Space Cover 456: Gemini 5 Launch and SplashdownGemini 5 launched from Cape Canaveral's Launch Complex 19 and would, over the course of the flight, double the U.S space-flight record of the Gemini 4 mission to eight days - the expected length of time it would take to fly to the Moon, land and return. Gemini 5 carried new fuel cells that generated enough electricity to power longer missions instead of the "normal" chemical batteries used on previous manned spacecraft. Gordon Cooper (on his second spaceflight) and Pete Conrad (first flight) were to have made a practice space rendezvous with a "pod" deployed from the spacecraft, but problems with the electrical supply forced a switch to a simpler "phantom rendezvous," whereby the Gemini craft maneuvered to a predetermined position in space.
The launch went perfectly except for a few seconds of Pogo oscillation traced to improper gas levels in an oxidizer standpipe. Conrad and Cooper found their vision and speech momentarily impaired by the strong vibrations.
The ejection of the Rendezvous Evaluation Pod (REP) occurred at 2 hours and 13 minutes into the flight. At 4 hours and 22 minutes into the flight, the crew found that the pressure in one of the capsules fuel cells had dropped from 850 to 65 pounds per square inch so the crew shut the fuel cells down. With only battery power, they would be unable to rendezvous with the REP, and it could also mean a premature end to the mission - they would only be able to stay in orbit for a day and still have enough battery power for reentry.
Engineers performed tests on similar cells and determined that it was possible for the fuel cell to work, even with low oxygen pressure. Thus, it was decided to turn the fuel cells back on and test them by using equipment that required more and more power. These tests showed that the fuel cells were stable and the crew could continue the mission.
In the meantime, Buzz Aldrin had been working out an alternative rendezvous test and worked out a procedure where the crew could rendezvous with a given point in space. The phantom rendezvous went as planned, even though it was the first precision maneuver on a spaceflight. The crew tried four maneuvers — apogee adjust, phase adjust, plane change, and coelliptical maneuver—using the orbit attitude and maneuvering system.
The capsule landed 80 miles short of the planned landing point in the Atlantic Ocean. This was not caused by a computational software error but the still common data entry error, as a programmer had entered the rate of the Earth's rotation as 360° per 24 hours instead of 360.98°.

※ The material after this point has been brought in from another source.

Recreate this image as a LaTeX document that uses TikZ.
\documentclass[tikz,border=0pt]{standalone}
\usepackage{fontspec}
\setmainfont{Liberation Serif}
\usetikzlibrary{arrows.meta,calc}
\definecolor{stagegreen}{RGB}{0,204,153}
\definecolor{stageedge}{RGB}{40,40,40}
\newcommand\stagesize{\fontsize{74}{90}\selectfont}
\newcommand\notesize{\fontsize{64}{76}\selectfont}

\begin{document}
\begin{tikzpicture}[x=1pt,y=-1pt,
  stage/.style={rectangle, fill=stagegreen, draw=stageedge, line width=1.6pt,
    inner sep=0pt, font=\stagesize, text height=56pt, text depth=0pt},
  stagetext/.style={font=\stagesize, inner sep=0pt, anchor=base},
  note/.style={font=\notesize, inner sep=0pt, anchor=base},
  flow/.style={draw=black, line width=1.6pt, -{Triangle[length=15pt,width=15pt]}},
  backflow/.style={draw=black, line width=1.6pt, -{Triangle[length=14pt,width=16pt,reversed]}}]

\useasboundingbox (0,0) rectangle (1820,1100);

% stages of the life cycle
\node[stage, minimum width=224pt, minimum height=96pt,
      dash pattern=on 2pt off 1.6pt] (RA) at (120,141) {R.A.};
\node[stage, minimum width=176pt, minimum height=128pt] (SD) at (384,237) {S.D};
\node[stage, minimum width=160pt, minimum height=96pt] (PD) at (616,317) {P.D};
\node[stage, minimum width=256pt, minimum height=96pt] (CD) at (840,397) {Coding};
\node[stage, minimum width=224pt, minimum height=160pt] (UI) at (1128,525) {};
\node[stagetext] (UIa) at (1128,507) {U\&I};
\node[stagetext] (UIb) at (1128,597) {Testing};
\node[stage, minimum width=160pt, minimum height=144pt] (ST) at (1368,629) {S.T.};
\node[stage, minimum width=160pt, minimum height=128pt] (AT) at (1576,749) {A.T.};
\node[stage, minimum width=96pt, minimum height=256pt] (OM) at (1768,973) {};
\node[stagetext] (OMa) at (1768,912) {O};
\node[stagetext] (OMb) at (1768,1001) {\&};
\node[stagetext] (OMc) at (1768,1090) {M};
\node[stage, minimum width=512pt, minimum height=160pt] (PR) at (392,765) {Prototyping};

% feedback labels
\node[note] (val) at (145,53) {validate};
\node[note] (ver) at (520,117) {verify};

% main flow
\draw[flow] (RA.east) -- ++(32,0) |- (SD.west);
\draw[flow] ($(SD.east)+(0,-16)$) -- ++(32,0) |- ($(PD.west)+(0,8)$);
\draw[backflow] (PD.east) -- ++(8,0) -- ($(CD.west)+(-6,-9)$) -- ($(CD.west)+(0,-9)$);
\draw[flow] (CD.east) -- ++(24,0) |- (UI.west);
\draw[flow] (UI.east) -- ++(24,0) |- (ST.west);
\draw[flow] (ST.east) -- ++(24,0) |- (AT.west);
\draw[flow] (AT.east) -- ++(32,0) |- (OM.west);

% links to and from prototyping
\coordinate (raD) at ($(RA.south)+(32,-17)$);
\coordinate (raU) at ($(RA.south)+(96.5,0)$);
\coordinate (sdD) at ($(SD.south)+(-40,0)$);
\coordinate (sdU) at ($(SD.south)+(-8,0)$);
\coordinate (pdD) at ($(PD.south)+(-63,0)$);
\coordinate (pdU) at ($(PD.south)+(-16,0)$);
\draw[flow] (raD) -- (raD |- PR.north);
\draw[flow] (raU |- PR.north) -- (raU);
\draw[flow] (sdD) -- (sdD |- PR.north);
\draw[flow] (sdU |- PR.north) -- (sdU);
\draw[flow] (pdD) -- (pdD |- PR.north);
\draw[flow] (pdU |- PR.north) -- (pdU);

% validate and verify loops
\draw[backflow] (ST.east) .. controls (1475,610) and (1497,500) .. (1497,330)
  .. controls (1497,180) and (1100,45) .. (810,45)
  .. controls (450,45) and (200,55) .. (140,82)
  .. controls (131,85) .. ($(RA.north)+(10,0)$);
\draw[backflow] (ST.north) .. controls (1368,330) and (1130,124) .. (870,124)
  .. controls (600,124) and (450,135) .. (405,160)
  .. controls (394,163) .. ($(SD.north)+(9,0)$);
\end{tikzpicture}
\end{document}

The crew and capsule were recovered by the prime recovery ship USS Lake Champlain.
The pictured covers have a Cape Canaveral launch cancel AND a USS Lake Champlain machine cancel for the recovery. As seen, the Cape Canaveral cancels occur in both hand and machine cancel versions. All covers with launch and recovery cancels that I have seen (less than 5 total) have the same stamp placements at the top of the envelopes leading my speculation to be that there was a single source for all of the covers with the dual cancels. Anyone know who had the forethought to create these interesting covers? These covers appear pretty infrequently so if you have the chance to obtain one...
As a side note on recent spaceflight data errors: A bad data input to the Ariane 5 rocket’s guidance system that was missed during pre-launch quality control checks caused the launcher to deviate from its expected flight path and place the SES 14 and Al Yah 3 communications satellites in the wrong orbit January 25, 2018. The guidance settings for the November 28, 2017 Soyuz-21b launch were for a launch departing from the Baikonur Cosmodrome in Kazakhstan, the Russian space program’s primary launch site, and not the new Vostochny Cosmodrome in Russia’s Far East where the launch actually took place leaving Russia’s Meteor M2-1 weather satellite and 18 co-passengers for U.S., Canadian, European and Japanese companies short of their planned orbit, and the spacecraft burned up on re-entry with the Fregat stage over the Atlantic Ocean.